• _Objective_: Print the listing as it stands, omitting all images.

--*--

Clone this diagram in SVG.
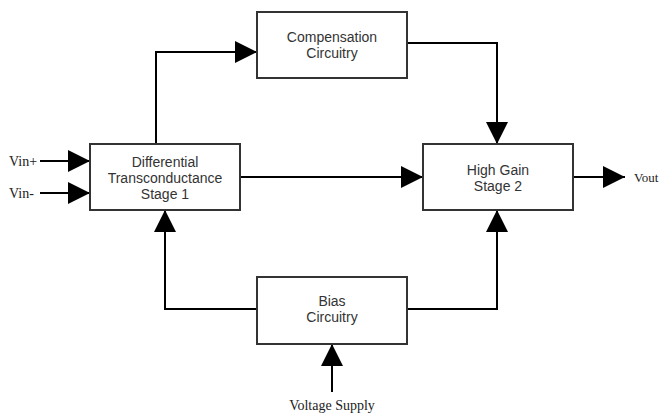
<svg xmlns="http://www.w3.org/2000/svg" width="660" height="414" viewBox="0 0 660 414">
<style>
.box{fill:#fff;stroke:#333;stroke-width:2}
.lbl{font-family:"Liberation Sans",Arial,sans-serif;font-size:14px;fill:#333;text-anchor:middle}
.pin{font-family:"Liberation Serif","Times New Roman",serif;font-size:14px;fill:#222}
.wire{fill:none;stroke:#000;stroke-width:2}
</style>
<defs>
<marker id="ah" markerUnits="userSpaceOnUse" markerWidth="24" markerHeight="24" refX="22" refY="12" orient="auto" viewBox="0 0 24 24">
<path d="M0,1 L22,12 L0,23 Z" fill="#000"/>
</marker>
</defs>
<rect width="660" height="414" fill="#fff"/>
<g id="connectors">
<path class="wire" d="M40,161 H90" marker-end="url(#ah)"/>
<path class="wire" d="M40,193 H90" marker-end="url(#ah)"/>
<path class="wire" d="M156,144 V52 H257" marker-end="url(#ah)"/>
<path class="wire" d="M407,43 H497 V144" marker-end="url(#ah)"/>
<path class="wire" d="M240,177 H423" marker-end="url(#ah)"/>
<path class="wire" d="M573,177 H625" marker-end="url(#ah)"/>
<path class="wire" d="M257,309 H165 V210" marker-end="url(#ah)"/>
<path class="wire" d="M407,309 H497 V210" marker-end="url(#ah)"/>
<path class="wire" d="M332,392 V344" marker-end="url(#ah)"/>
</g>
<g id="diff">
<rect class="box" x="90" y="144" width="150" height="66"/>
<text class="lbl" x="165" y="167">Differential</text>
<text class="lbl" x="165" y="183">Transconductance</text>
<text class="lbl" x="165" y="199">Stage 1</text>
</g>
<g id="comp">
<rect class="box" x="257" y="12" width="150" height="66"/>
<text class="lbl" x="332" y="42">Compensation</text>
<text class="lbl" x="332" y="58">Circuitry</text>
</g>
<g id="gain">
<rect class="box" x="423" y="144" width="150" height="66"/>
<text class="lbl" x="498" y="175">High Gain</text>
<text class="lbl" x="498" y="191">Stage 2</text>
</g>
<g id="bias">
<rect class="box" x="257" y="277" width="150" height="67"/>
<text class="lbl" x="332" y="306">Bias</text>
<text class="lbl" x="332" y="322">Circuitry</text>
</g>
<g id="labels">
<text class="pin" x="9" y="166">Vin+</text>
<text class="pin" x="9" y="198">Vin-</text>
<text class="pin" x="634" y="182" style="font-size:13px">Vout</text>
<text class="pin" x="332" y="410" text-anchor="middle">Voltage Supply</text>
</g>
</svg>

--*--

• _Task result_:
Clone this diagram in SVG.
<svg xmlns="http://www.w3.org/2000/svg" width="660" height="414" viewBox="0 0 660 414">
<style>
.box{fill:#fff;stroke:#333;stroke-width:2}
.lbl{font-family:"Liberation Sans",Arial,sans-serif;font-size:14px;fill:#333;text-anchor:middle}
.pin{font-family:"Liberation Serif","Times New Roman",serif;font-size:14px;fill:#222}
.wire{fill:none;stroke:#000;stroke-width:2}
</style>
<defs>
<marker id="ah" markerUnits="userSpaceOnUse" markerWidth="24" markerHeight="24" refX="22" refY="12" orient="auto" viewBox="0 0 24 24">
<path d="M0,1 L22,12 L0,23 Z" fill="#000"/>
</marker>
</defs>
<rect width="660" height="414" fill="#fff"/>
<g id="connectors">
<path class="wire" d="M40,161 H90" marker-end="url(#ah)"/>
<path class="wire" d="M40,193 H90" marker-end="url(#ah)"/>
<path class="wire" d="M156,144 V52 H257" marker-end="url(#ah)"/>
<path class="wire" d="M407,43 H497 V144" marker-end="url(#ah)"/>
<path class="wire" d="M240,177 H423" marker-end="url(#ah)"/>
<path class="wire" d="M573,177 H625" marker-end="url(#ah)"/>
<path class="wire" d="M257,309 H165 V210" marker-end="url(#ah)"/>
<path class="wire" d="M407,309 H497 V210" marker-end="url(#ah)"/>
<path class="wire" d="M332,392 V344" marker-end="url(#ah)"/>
</g>
<g id="diff">
<rect class="box" x="90" y="144" width="150" height="66"/>
<text class="lbl" x="165" y="167">Differential</text>
<text class="lbl" x="165" y="183">Transconductance</text>
<text class="lbl" x="165" y="199">Stage 1</text>
</g>
<g id="comp">
<rect class="box" x="257" y="12" width="150" height="66"/>
<text class="lbl" x="332" y="42">Compensation</text>
<text class="lbl" x="332" y="58">Circuitry</text>
</g>
<g id="gain">
<rect class="box" x="423" y="144" width="150" height="66"/>
<text class="lbl" x="498" y="175">High Gain</text>
<text class="lbl" x="498" y="191">Stage 2</text>
</g>
<g id="bias">
<rect class="box" x="257" y="277" width="150" height="67"/>
<text class="lbl" x="332" y="306">Bias</text>
<text class="lbl" x="332" y="322">Circuitry</text>
</g>
<g id="labels">
<text class="pin" x="9" y="166">Vin+</text>
<text class="pin" x="9" y="198">Vin-</text>
<text class="pin" x="634" y="182" style="font-size:13px">Vout</text>
<text class="pin" x="332" y="410" text-anchor="middle">Voltage Supply</text>
</g>
</svg>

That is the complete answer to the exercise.